**Exercise prompt**
Leave the pictures out. Return all other data exactly.

**Recorded data**
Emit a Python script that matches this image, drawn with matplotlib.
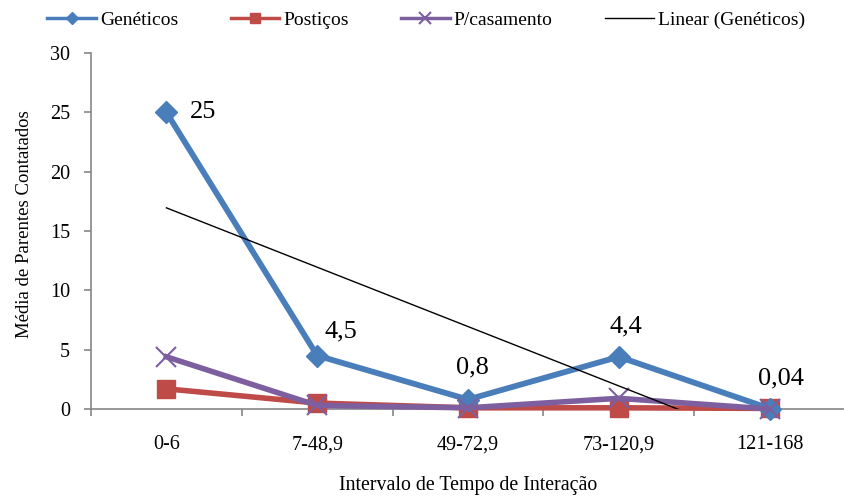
import numpy as np
import matplotlib
matplotlib.use("Agg")
import matplotlib.pyplot as plt

plt.rcParams['font.family'] = ['Liberation Serif', 'DejaVu Serif']

categorias = ['0-6', '7-48,9', '49-72,9', '73-120,9', '121-168']
geneticos = [25, 4.5, 0.8, 4.4, 0.04]
posticos = [1.7, 0.5, 0.1, 0.1, 0.05]
casamento = [4.4, 0.3, 0.1, 0.9, 0.0]
rotulos = ['25', '4,5', '0,8', '4,4', '0,04']

azul = '#4A7EBB'
vermelho = '#BE4B48'
roxo = '#7D5FA0'
cinza = '#868686'

fig = plt.figure(figsize=(8.45, 4.97), dpi=100)
ax = fig.add_axes([91/845, 1-409/497, 1-91/845, (409-53)/497])

x = np.arange(len(categorias))

ax.plot(x, geneticos, color=azul, lw=4.2, marker='D', ms=11, mfc=azul, mec=azul,
        label='Genéticos', clip_on=False, zorder=4)
ax.plot(x, posticos, color=vermelho, lw=4, marker='s', ms=13, mfc=vermelho, mec=vermelho,
        label='Postiços', clip_on=False, zorder=3)
ax.plot(x, casamento, color=roxo, lw=4, marker='x', ms=14, mew=1.5, mec=roxo,
        label='P/casamento', clip_on=False, zorder=5)

# linha de tendencia linear (Genéticos), cortada no eixo
a, b = np.polyfit(x + 1, geneticos, 1)
xt = np.linspace(0, len(x) - 1, 200)
ax.plot(xt, a * (xt + 1) + b, color='black', lw=1, label='Linear (Genéticos)', zorder=6)

# rotulos dos dados (deslocamento em pixels)
offs = [(23, 0), (24, 24), (4, 32), (7, 30), (11, 30)]
for i, t in enumerate(rotulos):
    dx, dy = offs[i]
    ha = 'left' if i == 0 else 'center'
    ax.annotate(t, (x[i], geneticos[i]), xytext=(dx, dy), textcoords='offset pixels',
                fontsize=19, ha=ha, va='center', zorder=7, annotation_clip=False)

ax.set_xlim(-0.5, len(x) - 0.5)
ax.set_ylim(0, 30)
ax.set_yticks(range(0, 31, 5))
ax.set_xticks(x)
ax.set_xticklabels(categorias)
ax.set_xticks(np.arange(-0.5, len(x), 1), minor=True)
ax.tick_params(axis='x', which='major', length=0, pad=19, labelsize=14.5)
ax.tick_params(axis='x', which='minor', length=5, width=1.2, color=cinza, direction='out')
ax.tick_params(axis='y', length=5, width=1.2, color=cinza, labelsize=14.5, pad=10)

for s in ['top', 'right']:
    ax.spines[s].set_visible(False)
for s in ['left', 'bottom']:
    ax.spines[s].set_color(cinza)
    ax.spines[s].set_linewidth(1.2)

ax.set_ylabel('Média de Parentes Contatados', fontsize=13.5)
ax.yaxis.set_label_coords((33 - 91) / 754, (409 - 224) / 356)
ax.set_xlabel('Intervalo de Tempo de Interação', fontsize=14.3, va='top')
ax.xaxis.set_label_coords(0.5, (409 - 476) / 356)

leg = fig.legend(loc='center', bbox_to_anchor=(426/845, 1 - 20/497), ncol=4, frameon=False,
                 fontsize=14, handlelength=2.5, columnspacing=2.7, handletextpad=0.2,
                 markerscale=0.6, borderpad=0)
for h in leg.get_lines()[:3]:
    h.set_linewidth(2.5)

fig.savefig('out.png', dpi=100)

**Correct output**
Emit a Python script that matches this image, drawn with matplotlib.
import numpy as np
import matplotlib
matplotlib.use("Agg")
import matplotlib.pyplot as plt

plt.rcParams['font.family'] = ['Liberation Serif', 'DejaVu Serif']

categorias = ['0-6', '7-48,9', '49-72,9', '73-120,9', '121-168']
geneticos = [25, 4.5, 0.8, 4.4, 0.04]
posticos = [1.7, 0.5, 0.1, 0.1, 0.05]
casamento = [4.4, 0.3, 0.1, 0.9, 0.0]
rotulos = ['25', '4,5', '0,8', '4,4', '0,04']

azul = '#4A7EBB'
vermelho = '#BE4B48'
roxo = '#7D5FA0'
cinza = '#868686'

fig = plt.figure(figsize=(8.45, 4.97), dpi=100)
ax = fig.add_axes([91/845, 1-409/497, 1-91/845, (409-53)/497])

x = np.arange(len(categorias))

ax.plot(x, geneticos, color=azul, lw=4.2, marker='D', ms=11, mfc=azul, mec=azul,
        label='Genéticos', clip_on=False, zorder=4)
ax.plot(x, posticos, color=vermelho, lw=4, marker='s', ms=13, mfc=vermelho, mec=vermelho,
        label='Postiços', clip_on=False, zorder=3)
ax.plot(x, casamento, color=roxo, lw=4, marker='x', ms=14, mew=1.5, mec=roxo,
        label='P/casamento', clip_on=False, zorder=5)

# linha de tendencia linear (Genéticos), cortada no eixo
a, b = np.polyfit(x + 1, geneticos, 1)
xt = np.linspace(0, len(x) - 1, 200)
ax.plot(xt, a * (xt + 1) + b, color='black', lw=1, label='Linear (Genéticos)', zorder=6)

# rotulos dos dados (deslocamento em pixels)
offs = [(23, 0), (24, 24), (4, 32), (7, 30), (11, 30)]
for i, t in enumerate(rotulos):
    dx, dy = offs[i]
    ha = 'left' if i == 0 else 'center'
    ax.annotate(t, (x[i], geneticos[i]), xytext=(dx, dy), textcoords='offset pixels',
                fontsize=19, ha=ha, va='center', zorder=7, annotation_clip=False)

ax.set_xlim(-0.5, len(x) - 0.5)
ax.set_ylim(0, 30)
ax.set_yticks(range(0, 31, 5))
ax.set_xticks(x)
ax.set_xticklabels(categorias)
ax.set_xticks(np.arange(-0.5, len(x), 1), minor=True)
ax.tick_params(axis='x', which='major', length=0, pad=19, labelsize=14.5)
ax.tick_params(axis='x', which='minor', length=5, width=1.2, color=cinza, direction='out')
ax.tick_params(axis='y', length=5, width=1.2, color=cinza, labelsize=14.5, pad=10)

for s in ['top', 'right']:
    ax.spines[s].set_visible(False)
for s in ['left', 'bottom']:
    ax.spines[s].set_color(cinza)
    ax.spines[s].set_linewidth(1.2)

ax.set_ylabel('Média de Parentes Contatados', fontsize=13.5)
ax.yaxis.set_label_coords((33 - 91) / 754, (409 - 224) / 356)
ax.set_xlabel('Intervalo de Tempo de Interação', fontsize=14.3, va='top')
ax.xaxis.set_label_coords(0.5, (409 - 476) / 356)

leg = fig.legend(loc='center', bbox_to_anchor=(426/845, 1 - 20/497), ncol=4, frameon=False,
                 fontsize=14, handlelength=2.5, columnspacing=2.7, handletextpad=0.2,
                 markerscale=0.6, borderpad=0)
for h in leg.get_lines()[:3]:
    h.set_linewidth(2.5)

fig.savefig('out.png', dpi=100)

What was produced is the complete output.